→ **PROVIDED MATERIAL**:

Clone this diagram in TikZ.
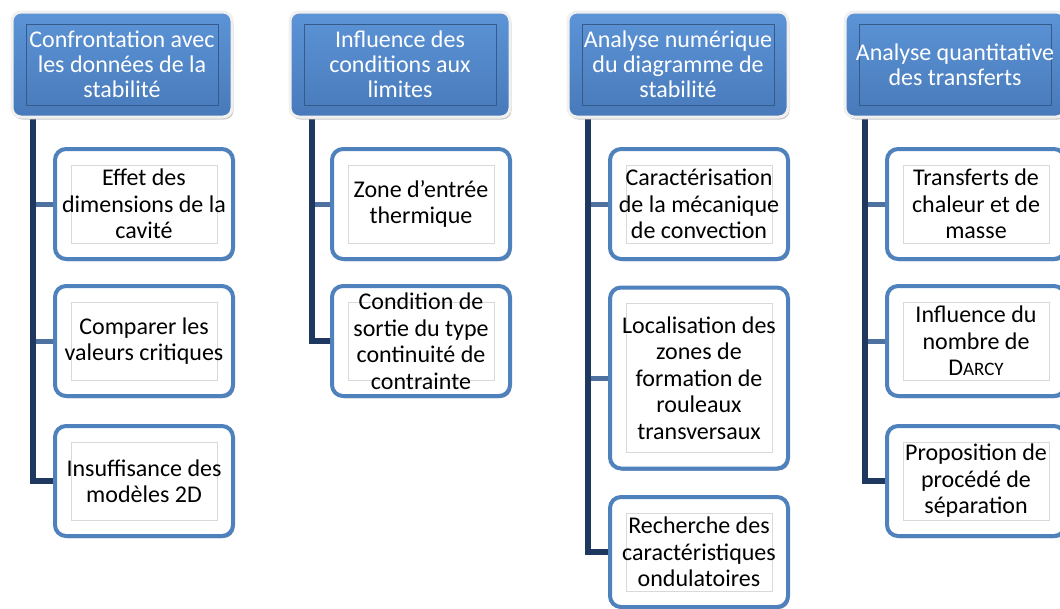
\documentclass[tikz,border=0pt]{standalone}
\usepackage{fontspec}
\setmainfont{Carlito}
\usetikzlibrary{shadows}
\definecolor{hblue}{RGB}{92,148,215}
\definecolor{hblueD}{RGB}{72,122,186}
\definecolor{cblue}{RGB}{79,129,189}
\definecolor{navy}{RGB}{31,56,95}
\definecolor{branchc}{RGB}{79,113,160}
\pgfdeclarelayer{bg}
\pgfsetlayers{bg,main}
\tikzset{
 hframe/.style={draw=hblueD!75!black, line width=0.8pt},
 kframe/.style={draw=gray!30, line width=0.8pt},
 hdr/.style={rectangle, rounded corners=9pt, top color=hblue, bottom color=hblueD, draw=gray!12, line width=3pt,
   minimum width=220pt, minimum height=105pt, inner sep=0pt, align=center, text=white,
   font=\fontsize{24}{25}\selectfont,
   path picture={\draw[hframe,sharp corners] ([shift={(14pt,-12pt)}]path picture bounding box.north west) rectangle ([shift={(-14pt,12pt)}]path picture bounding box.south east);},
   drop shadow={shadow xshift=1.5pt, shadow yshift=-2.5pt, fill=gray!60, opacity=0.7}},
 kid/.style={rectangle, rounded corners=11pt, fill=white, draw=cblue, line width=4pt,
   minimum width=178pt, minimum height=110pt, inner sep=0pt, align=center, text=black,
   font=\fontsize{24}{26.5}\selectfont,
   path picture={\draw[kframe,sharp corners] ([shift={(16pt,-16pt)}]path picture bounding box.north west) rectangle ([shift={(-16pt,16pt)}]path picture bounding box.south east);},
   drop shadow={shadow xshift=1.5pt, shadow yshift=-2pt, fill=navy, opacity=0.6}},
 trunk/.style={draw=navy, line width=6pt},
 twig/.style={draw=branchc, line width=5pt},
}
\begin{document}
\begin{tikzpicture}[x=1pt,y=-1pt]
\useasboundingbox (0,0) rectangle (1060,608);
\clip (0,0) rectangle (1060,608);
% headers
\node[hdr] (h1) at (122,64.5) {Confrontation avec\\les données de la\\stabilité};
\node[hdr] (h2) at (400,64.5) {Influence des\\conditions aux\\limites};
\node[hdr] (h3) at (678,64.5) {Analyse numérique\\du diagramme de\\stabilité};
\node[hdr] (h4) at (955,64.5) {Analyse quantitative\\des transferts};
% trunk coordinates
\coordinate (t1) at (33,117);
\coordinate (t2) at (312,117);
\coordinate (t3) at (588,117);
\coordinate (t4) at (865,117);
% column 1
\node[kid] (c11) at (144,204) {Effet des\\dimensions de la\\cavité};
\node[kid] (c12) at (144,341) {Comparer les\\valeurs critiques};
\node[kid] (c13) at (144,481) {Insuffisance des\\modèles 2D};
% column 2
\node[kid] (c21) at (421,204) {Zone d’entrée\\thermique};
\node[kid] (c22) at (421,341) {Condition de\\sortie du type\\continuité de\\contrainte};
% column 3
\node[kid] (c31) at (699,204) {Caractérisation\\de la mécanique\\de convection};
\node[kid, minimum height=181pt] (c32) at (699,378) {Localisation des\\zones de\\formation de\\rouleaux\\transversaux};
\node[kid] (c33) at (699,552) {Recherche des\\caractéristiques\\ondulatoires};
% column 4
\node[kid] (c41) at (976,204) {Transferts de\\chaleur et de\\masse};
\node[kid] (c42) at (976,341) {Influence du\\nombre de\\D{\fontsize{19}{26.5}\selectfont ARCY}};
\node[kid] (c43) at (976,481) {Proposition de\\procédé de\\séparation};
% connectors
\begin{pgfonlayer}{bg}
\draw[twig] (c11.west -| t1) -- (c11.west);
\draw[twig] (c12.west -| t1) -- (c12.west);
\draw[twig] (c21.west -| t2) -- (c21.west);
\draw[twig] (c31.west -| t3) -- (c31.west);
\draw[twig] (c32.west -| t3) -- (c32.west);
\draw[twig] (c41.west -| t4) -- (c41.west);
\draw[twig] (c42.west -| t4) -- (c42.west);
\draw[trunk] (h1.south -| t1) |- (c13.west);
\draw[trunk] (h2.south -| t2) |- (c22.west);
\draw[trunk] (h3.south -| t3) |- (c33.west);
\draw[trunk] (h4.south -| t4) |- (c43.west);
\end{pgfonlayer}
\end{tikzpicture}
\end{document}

→ **STATED GOAL**: Each line of the material must be retyped exactly, except that images are omitted.

→ **OUTPUT FOR THIS EXERCISE**:
Clone this diagram in TikZ.
\documentclass[tikz,border=0pt]{standalone}
\usepackage{fontspec}
\setmainfont{Carlito}
\usetikzlibrary{shadows}
\definecolor{hblue}{RGB}{92,148,215}
\definecolor{hblueD}{RGB}{72,122,186}
\definecolor{cblue}{RGB}{79,129,189}
\definecolor{navy}{RGB}{31,56,95}
\definecolor{branchc}{RGB}{79,113,160}
\pgfdeclarelayer{bg}
\pgfsetlayers{bg,main}
\tikzset{
 hframe/.style={draw=hblueD!75!black, line width=0.8pt},
 kframe/.style={draw=gray!30, line width=0.8pt},
 hdr/.style={rectangle, rounded corners=9pt, top color=hblue, bottom color=hblueD, draw=gray!12, line width=3pt,
   minimum width=220pt, minimum height=105pt, inner sep=0pt, align=center, text=white,
   font=\fontsize{24}{25}\selectfont,
   path picture={\draw[hframe,sharp corners] ([shift={(14pt,-12pt)}]path picture bounding box.north west) rectangle ([shift={(-14pt,12pt)}]path picture bounding box.south east);},
   drop shadow={shadow xshift=1.5pt, shadow yshift=-2.5pt, fill=gray!60, opacity=0.7}},
 kid/.style={rectangle, rounded corners=11pt, fill=white, draw=cblue, line width=4pt,
   minimum width=178pt, minimum height=110pt, inner sep=0pt, align=center, text=black,
   font=\fontsize{24}{26.5}\selectfont,
   path picture={\draw[kframe,sharp corners] ([shift={(16pt,-16pt)}]path picture bounding box.north west) rectangle ([shift={(-16pt,16pt)}]path picture bounding box.south east);},
   drop shadow={shadow xshift=1.5pt, shadow yshift=-2pt, fill=navy, opacity=0.6}},
 trunk/.style={draw=navy, line width=6pt},
 twig/.style={draw=branchc, line width=5pt},
}
\begin{document}
\begin{tikzpicture}[x=1pt,y=-1pt]
\useasboundingbox (0,0) rectangle (1060,608);
\clip (0,0) rectangle (1060,608);
% headers
\node[hdr] (h1) at (122,64.5) {Confrontation avec\\les données de la\\stabilité};
\node[hdr] (h2) at (400,64.5) {Influence des\\conditions aux\\limites};
\node[hdr] (h3) at (678,64.5) {Analyse numérique\\du diagramme de\\stabilité};
\node[hdr] (h4) at (955,64.5) {Analyse quantitative\\des transferts};
% trunk coordinates
\coordinate (t1) at (33,117);
\coordinate (t2) at (312,117);
\coordinate (t3) at (588,117);
\coordinate (t4) at (865,117);
% column 1
\node[kid] (c11) at (144,204) {Effet des\\dimensions de la\\cavité};
\node[kid] (c12) at (144,341) {Comparer les\\valeurs critiques};
\node[kid] (c13) at (144,481) {Insuffisance des\\modèles 2D};
% column 2
\node[kid] (c21) at (421,204) {Zone d’entrée\\thermique};
\node[kid] (c22) at (421,341) {Condition de\\sortie du type\\continuité de\\contrainte};
% column 3
\node[kid] (c31) at (699,204) {Caractérisation\\de la mécanique\\de convection};
\node[kid, minimum height=181pt] (c32) at (699,378) {Localisation des\\zones de\\formation de\\rouleaux\\transversaux};
\node[kid] (c33) at (699,552) {Recherche des\\caractéristiques\\ondulatoires};
% column 4
\node[kid] (c41) at (976,204) {Transferts de\\chaleur et de\\masse};
\node[kid] (c42) at (976,341) {Influence du\\nombre de\\D{\fontsize{19}{26.5}\selectfont ARCY}};
\node[kid] (c43) at (976,481) {Proposition de\\procédé de\\séparation};
% connectors
\begin{pgfonlayer}{bg}
\draw[twig] (c11.west -| t1) -- (c11.west);
\draw[twig] (c12.west -| t1) -- (c12.west);
\draw[twig] (c21.west -| t2) -- (c21.west);
\draw[twig] (c31.west -| t3) -- (c31.west);
\draw[twig] (c32.west -| t3) -- (c32.west);
\draw[twig] (c41.west -| t4) -- (c41.west);
\draw[twig] (c42.west -| t4) -- (c42.west);
\draw[trunk] (h1.south -| t1) |- (c13.west);
\draw[trunk] (h2.south -| t2) |- (c22.west);
\draw[trunk] (h3.south -| t3) |- (c33.west);
\draw[trunk] (h4.south -| t4) |- (c43.west);
\end{pgfonlayer}
\end{tikzpicture}
\end{document}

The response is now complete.